Auch die Gemeinde hat in ihrem Rekurs keine konkrete Rechtsgrundlage für das behauptete Vorzugsrecht angeführt, sondern lediglich damit argumentiert, dass in Niederösterreich ein gesetzliches Vorzugspfandrecht für die Grundsteuer und die Bodenwertabgabe bestehe und ein solches aufgrund der NÖ BauO „wohl auch für die Aufschließungsabgabe“ bestehe.
Die vom Rekursgericht ins Treffen geführte Entscheidung 3 Ob 96/85 kann die von der Gemeinde und vom Rekursgericht vertretene Rechtsansicht auch im Ergebnis nicht stützen: Abgesehen davon, dass sich diese Entscheidung naturgemäß nicht auf die NÖ BauO 1996 beziehen konnte, sondern den Aufschließungsbeitrag nach § 14 Abs 8 NÖ BauO 1976 betraf, hat der OGH darin ausdrücklich festgehalten, dass der zitierten Bestimmung nicht zwingend zu entnehmen ist, dass diese Abgabe ein gesetzliches Pfand- und Vorzugsrecht genießt, wenngleich er - obiter - ausführte, dass in je einer (näher bezeichneten) Entscheidung des Verfassungs- und des Verwaltungsgerichtshofs „irgendwie anklingt“, dass ein solches gesetzliches Pfand- oder Vorzugsrecht aus der Vorschrift des § 173 Abs 2 NÖ Abgabenordnung 1977 ableitbar sei.
Ein näheres Eingehen auf die letztgenannte Vorschrift erübrigt sich allerdings schon deshalb, weil die NÖ Abgabenordnung 1977 zufolge § 12 Abs 2 NÖ Abgabenbehördenorganisationsgesetz 2009 mit dessen Inkrafttreten am 1. 1. 2010 - also lange vor Erlassung des Rückstandsausweises (und auch des diesem zugrunde liegenden Abgabenbescheids vom 29. 9. 2011) - außer Kraft trat.
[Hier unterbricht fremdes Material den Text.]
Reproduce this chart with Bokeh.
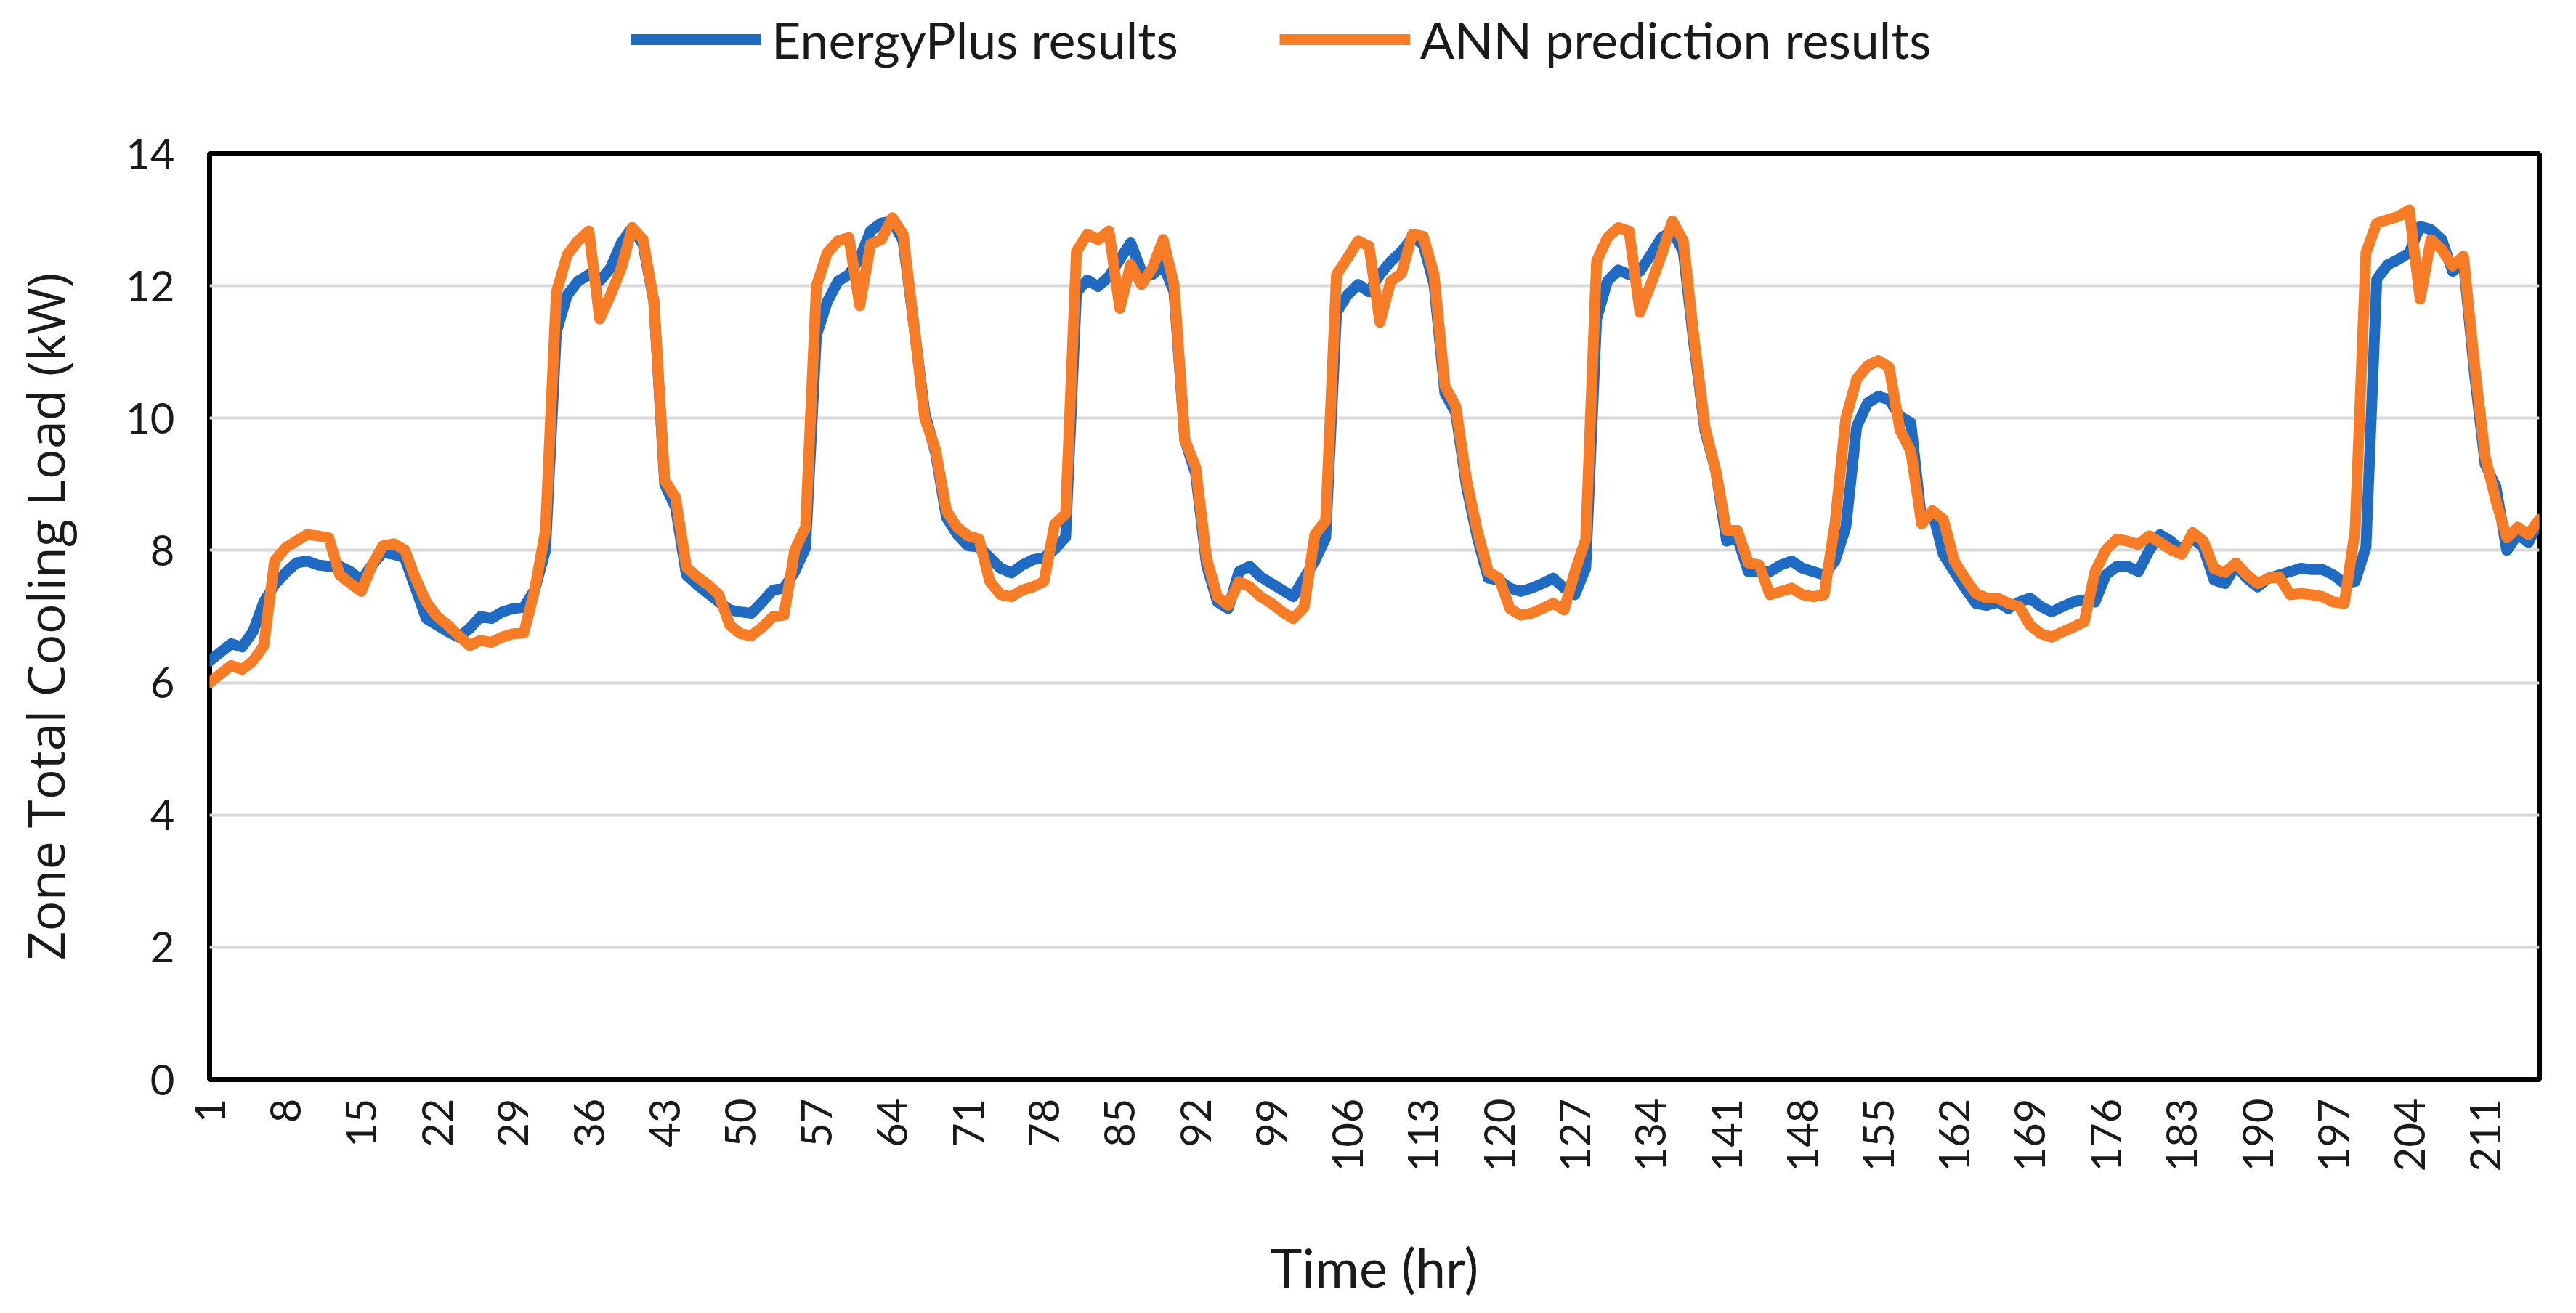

Ein Vorzugsrecht für die Aufschließungsabgabe ergibt sich auch nicht aus der nunmehr anzuwendenden BAO (§ 1 Abs 1 iVm § 323a BAO).
Da die vorzugsweise Zuweisung an die Gemeinde also schon am fehlenden gesetzlichen Vorzugsrecht scheitert, muss die Rechtzeitigkeit der Forderungsanmeldung nicht mehr geprüft werden.